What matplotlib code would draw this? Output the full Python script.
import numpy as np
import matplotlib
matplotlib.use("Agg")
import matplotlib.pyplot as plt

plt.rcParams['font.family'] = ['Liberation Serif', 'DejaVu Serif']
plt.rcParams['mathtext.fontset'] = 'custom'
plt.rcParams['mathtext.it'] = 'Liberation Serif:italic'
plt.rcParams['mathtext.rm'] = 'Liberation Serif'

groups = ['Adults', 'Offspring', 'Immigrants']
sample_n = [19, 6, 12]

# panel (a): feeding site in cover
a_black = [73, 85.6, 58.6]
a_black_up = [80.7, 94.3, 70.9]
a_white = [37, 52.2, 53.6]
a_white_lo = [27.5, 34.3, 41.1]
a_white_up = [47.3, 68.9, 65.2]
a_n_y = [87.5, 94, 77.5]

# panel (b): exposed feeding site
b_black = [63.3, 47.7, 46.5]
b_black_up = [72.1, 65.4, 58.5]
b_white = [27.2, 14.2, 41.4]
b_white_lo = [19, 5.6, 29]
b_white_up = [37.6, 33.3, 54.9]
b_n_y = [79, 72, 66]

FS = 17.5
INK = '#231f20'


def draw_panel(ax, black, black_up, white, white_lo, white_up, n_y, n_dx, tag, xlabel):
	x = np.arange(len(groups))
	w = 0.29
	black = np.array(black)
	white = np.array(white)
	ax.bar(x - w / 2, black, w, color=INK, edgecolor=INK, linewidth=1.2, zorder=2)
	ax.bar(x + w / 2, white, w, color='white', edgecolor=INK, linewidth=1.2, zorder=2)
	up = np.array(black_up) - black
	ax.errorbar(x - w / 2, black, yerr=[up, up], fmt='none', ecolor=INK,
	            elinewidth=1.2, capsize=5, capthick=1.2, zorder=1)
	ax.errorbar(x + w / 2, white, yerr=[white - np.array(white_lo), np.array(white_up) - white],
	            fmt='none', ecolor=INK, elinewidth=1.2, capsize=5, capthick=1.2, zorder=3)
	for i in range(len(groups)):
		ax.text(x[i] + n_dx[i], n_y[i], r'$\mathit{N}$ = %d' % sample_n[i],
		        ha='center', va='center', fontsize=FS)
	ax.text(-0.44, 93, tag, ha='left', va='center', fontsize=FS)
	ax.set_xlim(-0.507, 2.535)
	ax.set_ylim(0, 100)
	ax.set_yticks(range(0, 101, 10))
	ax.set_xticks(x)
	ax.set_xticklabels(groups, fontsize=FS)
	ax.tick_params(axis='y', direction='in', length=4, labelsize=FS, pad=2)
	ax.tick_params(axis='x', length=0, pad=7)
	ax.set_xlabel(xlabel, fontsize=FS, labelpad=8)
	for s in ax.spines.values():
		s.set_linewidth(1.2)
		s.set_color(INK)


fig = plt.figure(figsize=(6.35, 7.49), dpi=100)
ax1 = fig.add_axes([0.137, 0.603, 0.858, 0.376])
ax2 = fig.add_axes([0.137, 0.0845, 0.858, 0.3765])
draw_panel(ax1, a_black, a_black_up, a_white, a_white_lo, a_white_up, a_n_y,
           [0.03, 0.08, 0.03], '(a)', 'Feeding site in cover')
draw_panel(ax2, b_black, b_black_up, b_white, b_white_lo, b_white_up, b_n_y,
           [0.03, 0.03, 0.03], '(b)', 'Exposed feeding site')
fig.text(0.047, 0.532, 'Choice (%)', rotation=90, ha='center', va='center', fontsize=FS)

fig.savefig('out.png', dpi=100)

————

--- Written instruction ---
Can you write out the lines above, from the first one through the one containing "sample_n = [19, 6, 12]", exactly as they appear and nothing more?

--- Output for this task ---
What matplotlib code would draw this? Output the full Python script.
import numpy as np
import matplotlib
matplotlib.use("Agg")
import matplotlib.pyplot as plt

plt.rcParams['font.family'] = ['Liberation Serif', 'DejaVu Serif']
plt.rcParams['mathtext.fontset'] = 'custom'
plt.rcParams['mathtext.it'] = 'Liberation Serif:italic'
plt.rcParams['mathtext.rm'] = 'Liberation Serif'

groups = ['Adults', 'Offspring', 'Immigrants']
sample_n = [19, 6, 12]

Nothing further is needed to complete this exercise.